Pictures stay out. Extract the lines below from the first one through the line with "ax.set_facecolor('#C0C0C0')", both included.

··· DATA EXTRACT

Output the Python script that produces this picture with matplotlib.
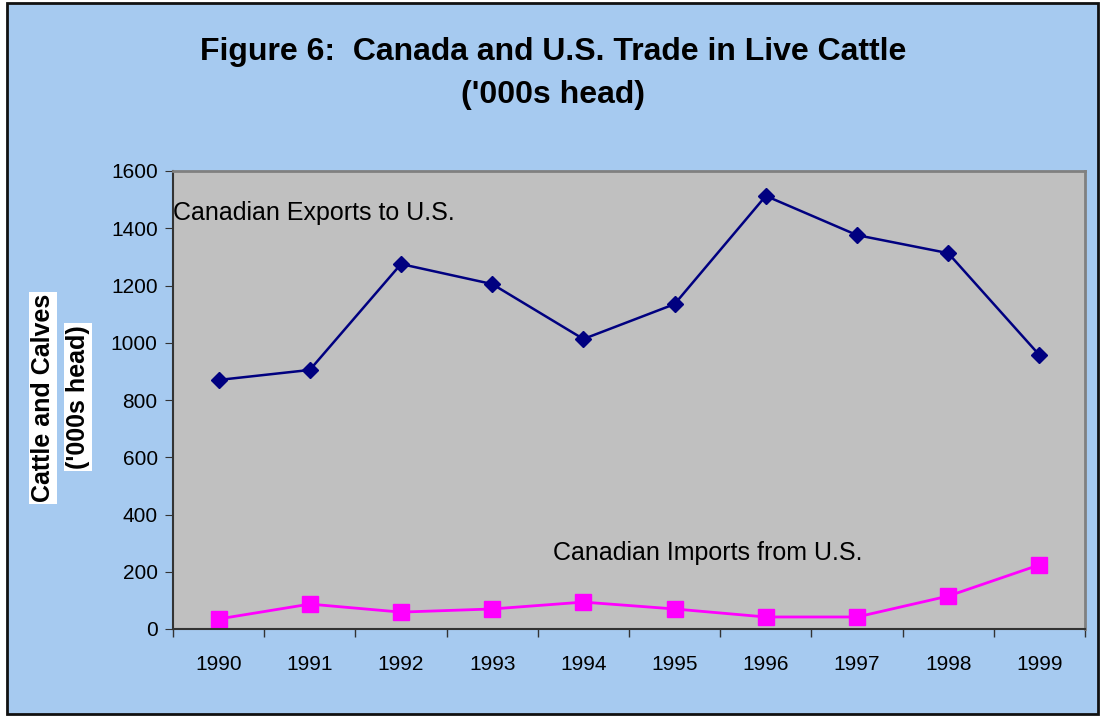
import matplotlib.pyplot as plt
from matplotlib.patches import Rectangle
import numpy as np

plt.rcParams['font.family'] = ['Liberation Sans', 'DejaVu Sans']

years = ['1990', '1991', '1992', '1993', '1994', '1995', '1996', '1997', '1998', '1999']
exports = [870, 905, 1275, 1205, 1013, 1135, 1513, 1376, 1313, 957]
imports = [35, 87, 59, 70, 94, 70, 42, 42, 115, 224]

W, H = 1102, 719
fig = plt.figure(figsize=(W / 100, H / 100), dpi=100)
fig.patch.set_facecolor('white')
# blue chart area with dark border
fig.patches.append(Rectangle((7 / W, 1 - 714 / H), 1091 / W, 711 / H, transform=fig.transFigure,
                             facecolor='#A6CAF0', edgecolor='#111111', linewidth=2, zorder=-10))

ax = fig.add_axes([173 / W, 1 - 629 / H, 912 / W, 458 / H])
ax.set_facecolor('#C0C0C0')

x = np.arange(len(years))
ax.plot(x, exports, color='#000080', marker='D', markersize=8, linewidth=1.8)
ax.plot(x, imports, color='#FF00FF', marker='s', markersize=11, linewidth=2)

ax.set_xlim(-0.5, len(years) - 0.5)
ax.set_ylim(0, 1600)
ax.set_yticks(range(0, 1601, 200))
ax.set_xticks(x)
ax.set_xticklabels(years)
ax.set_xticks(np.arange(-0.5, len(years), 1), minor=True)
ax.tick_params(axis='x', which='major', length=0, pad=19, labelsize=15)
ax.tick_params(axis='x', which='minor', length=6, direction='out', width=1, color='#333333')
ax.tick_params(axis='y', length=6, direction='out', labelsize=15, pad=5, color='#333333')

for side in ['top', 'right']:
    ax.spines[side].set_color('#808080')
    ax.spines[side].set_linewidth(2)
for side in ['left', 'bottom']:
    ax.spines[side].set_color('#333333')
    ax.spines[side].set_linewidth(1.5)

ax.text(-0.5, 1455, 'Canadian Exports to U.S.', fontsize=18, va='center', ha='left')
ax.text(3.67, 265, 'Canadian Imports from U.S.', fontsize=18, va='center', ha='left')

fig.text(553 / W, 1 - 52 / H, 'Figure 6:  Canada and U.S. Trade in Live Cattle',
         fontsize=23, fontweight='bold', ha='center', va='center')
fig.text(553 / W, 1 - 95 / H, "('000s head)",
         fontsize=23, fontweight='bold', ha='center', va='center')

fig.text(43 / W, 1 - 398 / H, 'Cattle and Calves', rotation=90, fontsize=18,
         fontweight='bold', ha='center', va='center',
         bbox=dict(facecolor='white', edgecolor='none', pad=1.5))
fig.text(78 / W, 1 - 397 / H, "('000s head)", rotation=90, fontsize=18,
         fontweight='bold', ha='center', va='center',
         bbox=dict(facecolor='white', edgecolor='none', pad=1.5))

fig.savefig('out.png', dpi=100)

······

OUTPUT OF THE TASK:
Output the Python script that produces this picture with matplotlib.
import matplotlib.pyplot as plt
from matplotlib.patches import Rectangle
import numpy as np

plt.rcParams['font.family'] = ['Liberation Sans', 'DejaVu Sans']

years = ['1990', '1991', '1992', '1993', '1994', '1995', '1996', '1997', '1998', '1999']
exports = [870, 905, 1275, 1205, 1013, 1135, 1513, 1376, 1313, 957]
imports = [35, 87, 59, 70, 94, 70, 42, 42, 115, 224]

W, H = 1102, 719
fig = plt.figure(figsize=(W / 100, H / 100), dpi=100)
fig.patch.set_facecolor('white')
# blue chart area with dark border
fig.patches.append(Rectangle((7 / W, 1 - 714 / H), 1091 / W, 711 / H, transform=fig.transFigure,
                             facecolor='#A6CAF0', edgecolor='#111111', linewidth=2, zorder=-10))

ax = fig.add_axes([173 / W, 1 - 629 / H, 912 / W, 458 / H])
ax.set_facecolor('#C0C0C0')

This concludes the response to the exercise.